REQUIREMENT
Only the lines from the top of the records below through the line containing "const yTitle = 'Image quality';" should be printed, exactly and without pictures.

Figure scripts:
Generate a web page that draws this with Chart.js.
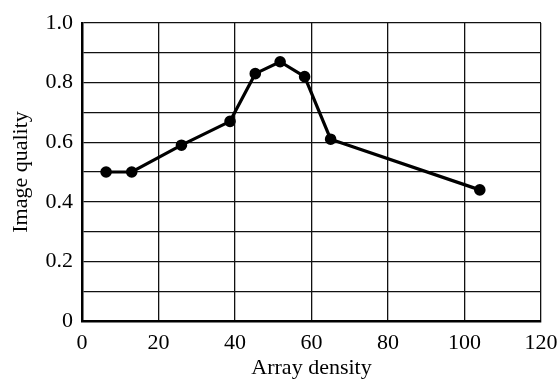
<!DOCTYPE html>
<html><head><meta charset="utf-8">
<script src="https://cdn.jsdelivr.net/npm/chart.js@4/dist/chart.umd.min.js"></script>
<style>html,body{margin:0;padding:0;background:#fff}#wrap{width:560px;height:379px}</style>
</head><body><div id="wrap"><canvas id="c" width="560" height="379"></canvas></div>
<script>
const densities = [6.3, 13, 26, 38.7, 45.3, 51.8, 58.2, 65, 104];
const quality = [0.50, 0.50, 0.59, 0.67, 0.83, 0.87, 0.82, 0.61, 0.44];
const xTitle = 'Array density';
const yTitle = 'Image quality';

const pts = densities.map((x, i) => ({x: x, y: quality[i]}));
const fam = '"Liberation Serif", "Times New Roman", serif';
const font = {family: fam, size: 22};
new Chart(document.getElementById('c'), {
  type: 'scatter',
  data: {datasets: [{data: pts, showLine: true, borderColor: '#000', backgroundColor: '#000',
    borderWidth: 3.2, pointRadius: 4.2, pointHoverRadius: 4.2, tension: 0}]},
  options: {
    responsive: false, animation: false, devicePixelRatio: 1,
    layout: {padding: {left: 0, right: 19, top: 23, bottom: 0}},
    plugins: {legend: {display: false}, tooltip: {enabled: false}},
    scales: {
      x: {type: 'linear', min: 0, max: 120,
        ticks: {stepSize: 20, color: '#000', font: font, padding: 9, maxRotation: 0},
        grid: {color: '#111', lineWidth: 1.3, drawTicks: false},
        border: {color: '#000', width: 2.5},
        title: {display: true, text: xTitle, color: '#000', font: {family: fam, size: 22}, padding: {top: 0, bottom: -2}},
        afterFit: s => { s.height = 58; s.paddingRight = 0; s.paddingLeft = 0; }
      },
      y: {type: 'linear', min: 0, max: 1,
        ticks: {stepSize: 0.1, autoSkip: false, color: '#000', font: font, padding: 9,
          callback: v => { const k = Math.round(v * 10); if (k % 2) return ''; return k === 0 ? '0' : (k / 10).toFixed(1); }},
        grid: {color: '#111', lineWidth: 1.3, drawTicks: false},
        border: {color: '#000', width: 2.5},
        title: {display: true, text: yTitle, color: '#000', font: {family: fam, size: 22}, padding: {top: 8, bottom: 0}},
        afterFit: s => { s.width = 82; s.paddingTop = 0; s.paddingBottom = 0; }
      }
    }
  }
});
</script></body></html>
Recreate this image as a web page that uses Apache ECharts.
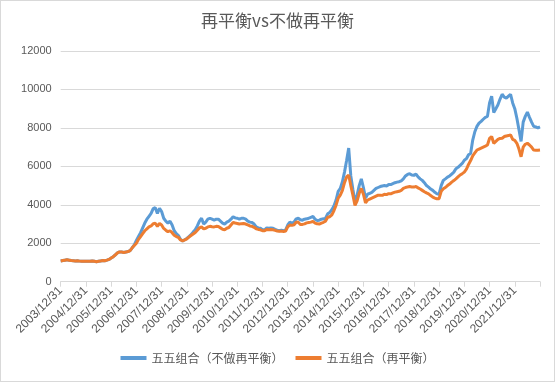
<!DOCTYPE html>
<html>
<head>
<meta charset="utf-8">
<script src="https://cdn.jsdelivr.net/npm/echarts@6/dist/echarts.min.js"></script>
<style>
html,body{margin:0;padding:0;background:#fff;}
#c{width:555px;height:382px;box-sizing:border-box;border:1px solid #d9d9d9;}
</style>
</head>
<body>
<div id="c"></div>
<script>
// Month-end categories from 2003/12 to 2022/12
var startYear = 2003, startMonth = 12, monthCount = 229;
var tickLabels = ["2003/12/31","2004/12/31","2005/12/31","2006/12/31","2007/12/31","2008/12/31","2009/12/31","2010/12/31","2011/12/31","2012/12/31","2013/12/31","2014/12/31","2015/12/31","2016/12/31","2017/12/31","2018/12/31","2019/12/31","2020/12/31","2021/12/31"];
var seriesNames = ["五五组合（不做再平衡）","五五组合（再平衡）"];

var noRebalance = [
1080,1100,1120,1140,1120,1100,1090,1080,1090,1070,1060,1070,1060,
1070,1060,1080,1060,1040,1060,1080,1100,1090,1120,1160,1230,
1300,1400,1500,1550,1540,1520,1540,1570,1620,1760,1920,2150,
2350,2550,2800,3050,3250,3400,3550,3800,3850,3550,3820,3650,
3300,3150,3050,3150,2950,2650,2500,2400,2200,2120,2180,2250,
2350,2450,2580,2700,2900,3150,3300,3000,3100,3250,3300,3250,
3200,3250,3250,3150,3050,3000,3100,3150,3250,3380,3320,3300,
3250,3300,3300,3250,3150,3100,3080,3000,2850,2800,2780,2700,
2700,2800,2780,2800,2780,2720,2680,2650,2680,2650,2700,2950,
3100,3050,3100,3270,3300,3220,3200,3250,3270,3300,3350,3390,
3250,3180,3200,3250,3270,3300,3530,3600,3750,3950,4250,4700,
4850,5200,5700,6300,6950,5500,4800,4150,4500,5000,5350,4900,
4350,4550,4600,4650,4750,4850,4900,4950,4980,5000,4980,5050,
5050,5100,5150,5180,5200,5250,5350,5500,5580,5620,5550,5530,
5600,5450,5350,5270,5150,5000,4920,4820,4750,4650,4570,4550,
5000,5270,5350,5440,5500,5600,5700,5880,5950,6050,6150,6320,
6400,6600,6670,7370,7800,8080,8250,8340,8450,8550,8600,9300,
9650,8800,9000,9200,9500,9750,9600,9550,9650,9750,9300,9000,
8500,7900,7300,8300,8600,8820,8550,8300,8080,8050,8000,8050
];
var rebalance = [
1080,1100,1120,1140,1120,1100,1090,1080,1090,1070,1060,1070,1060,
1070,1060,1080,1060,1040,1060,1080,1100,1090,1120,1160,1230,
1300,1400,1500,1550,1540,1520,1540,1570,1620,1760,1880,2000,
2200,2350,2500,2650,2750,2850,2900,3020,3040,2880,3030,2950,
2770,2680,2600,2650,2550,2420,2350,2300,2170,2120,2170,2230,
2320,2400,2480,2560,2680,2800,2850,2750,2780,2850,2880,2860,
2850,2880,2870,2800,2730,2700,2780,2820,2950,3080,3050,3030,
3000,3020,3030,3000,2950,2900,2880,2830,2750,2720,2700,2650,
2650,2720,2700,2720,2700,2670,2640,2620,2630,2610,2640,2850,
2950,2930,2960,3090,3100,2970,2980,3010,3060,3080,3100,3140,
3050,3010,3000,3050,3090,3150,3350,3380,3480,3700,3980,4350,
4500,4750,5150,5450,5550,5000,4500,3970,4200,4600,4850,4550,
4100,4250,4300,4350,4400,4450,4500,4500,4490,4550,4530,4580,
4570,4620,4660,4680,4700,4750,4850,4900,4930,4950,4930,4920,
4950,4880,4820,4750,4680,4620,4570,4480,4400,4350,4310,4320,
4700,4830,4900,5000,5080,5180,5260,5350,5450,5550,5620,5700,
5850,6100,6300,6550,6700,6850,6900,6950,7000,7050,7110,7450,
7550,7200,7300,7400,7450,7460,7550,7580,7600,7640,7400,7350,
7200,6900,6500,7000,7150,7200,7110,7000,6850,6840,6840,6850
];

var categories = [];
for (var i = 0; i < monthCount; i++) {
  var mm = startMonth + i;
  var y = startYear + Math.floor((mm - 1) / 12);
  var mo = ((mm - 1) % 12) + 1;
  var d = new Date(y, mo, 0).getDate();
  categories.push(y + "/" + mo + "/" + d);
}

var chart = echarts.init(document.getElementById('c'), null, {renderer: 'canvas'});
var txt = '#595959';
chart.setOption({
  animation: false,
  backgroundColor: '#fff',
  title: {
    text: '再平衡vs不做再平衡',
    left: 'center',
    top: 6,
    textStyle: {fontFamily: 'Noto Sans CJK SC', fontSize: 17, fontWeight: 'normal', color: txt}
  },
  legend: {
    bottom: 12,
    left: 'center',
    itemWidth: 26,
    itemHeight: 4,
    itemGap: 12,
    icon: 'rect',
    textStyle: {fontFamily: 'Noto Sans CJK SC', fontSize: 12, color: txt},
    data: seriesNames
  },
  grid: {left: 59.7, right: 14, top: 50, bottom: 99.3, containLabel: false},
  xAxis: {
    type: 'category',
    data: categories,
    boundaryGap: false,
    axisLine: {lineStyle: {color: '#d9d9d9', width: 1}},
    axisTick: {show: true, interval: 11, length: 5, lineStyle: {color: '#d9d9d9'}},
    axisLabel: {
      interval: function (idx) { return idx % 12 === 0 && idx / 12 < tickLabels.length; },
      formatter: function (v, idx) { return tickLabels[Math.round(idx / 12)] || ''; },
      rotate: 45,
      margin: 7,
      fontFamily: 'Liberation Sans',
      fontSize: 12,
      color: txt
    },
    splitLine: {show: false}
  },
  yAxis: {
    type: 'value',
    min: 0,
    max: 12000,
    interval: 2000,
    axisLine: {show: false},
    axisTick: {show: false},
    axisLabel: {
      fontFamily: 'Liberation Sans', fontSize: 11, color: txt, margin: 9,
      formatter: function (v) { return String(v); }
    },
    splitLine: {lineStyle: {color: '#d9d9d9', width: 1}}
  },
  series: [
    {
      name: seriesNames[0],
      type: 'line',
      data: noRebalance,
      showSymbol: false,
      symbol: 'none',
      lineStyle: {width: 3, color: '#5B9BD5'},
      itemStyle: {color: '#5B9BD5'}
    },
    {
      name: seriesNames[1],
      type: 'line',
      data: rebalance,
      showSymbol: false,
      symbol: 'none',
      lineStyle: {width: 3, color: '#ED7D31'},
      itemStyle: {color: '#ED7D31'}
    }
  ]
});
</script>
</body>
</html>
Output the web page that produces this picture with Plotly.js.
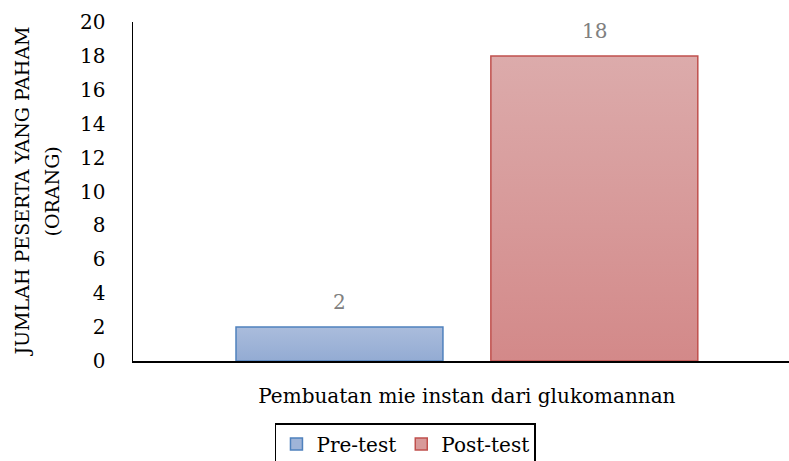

SOLVED EXERCISE
Generate a web page that draws this with Chart.js.
<!DOCTYPE html>
<html><head><meta charset="utf-8">
<script src="https://cdn.jsdelivr.net/npm/chart.js@4/dist/chart.umd.min.js"></script>
<style>html,body{margin:0;padding:0;background:#fff}#wrap{width:560px;height:379px}</style>
</head><body><div id="wrap"><canvas id="c" width="560" height="379"></canvas></div>
<script>
const densities = [6.3, 13, 26, 38.7, 45.3, 51.8, 58.2, 65, 104];
const quality = [0.50, 0.50, 0.59, 0.67, 0.83, 0.87, 0.82, 0.61, 0.44];
const xTitle = 'Array density';
const yTitle = 'Image quality';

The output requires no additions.